O desafio consiste em encontrar um equilíbrio entre a absorção de técnicas consolidadas e a construção de uma escrita autoral, fundamentada na reflexão, na criatividade e na autonomia intelectual. Dessa forma, escrever bem vai além da simples reprodução de roteiros: trata-se de um exercício de pensamento crítico e de autonomia, capacidades que não podem ser substituídas por modelos prontos.

REFERÊNCIAS

BRASIL. Instituto Nacional de Estudos e Pesquisas Educacionais Anísio Teixeira (INEP). Enem 2024: resultados mostram crescimento na adesão e na média das notas. Brasília, DF: Inep, 2025. Disponível em: https://www.gov.br/secom/pt-br/assuntos/noticias/2025/janeiro/enem-2024-resultados-mostram-crescimento-na-adesao-e-na-media-das-notas. Acesso em: 12 out. 2025.

BRASIL. Instituto Nacional de Estudos e Pesquisas Educacionais Anísio Teixeira (INEP). Confira o perfil de quem obteve nota mil na redação do Enem 2024. Brasília, DF: Inep, 2025. Disponível em: https://www.gov.br/inep/pt-br/assuntos/noticias/enem/confira-o-perfil-de-quem-obteve-nota-mil-na-redacao. Acesso em: 12 out. 2025.
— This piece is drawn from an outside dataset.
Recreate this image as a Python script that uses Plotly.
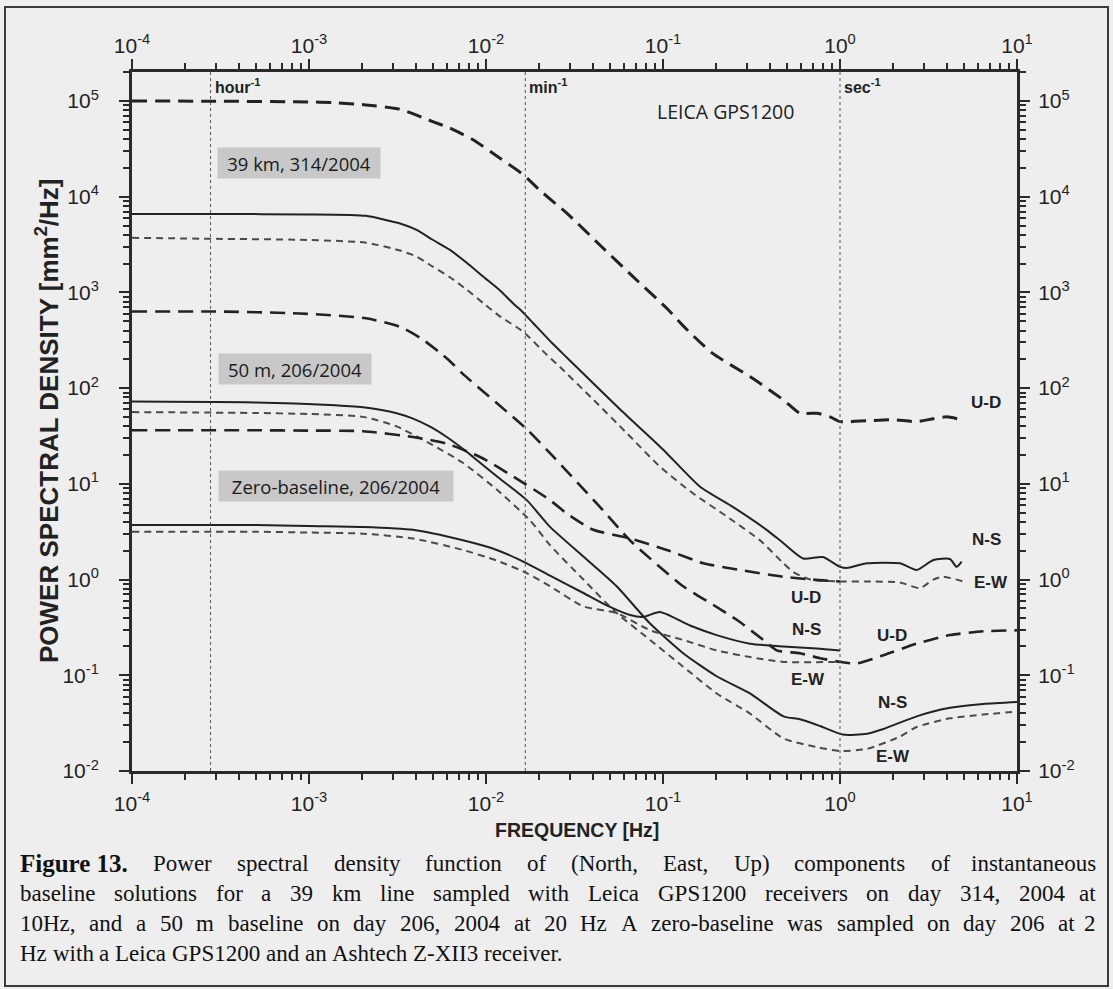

ORWELL, George. Por que escrevo. Tradução de Duda Teixeira. 14 ago. 2021. Disponível em: https://dudateixeira.com.br/2021/08/14/por-que-escrevo-por-george-orwell/. Acesso em: 12 out. 2025.

PÉRICLES. Aquele que sabe pensar, mas não sabe expressar o que pensa, está no mesmo nível daquele que nada sabe. Disponível em: https://blog.gointegro.com/pt/6-charlas-ted-sobre-employee-engagement-0-0. Acesso em: 12 out. 2025.

TOULMIN, Stephen. Os usos do argumento. Tradução de R. Guarany. São Paulo: Martins Fontes, 2001.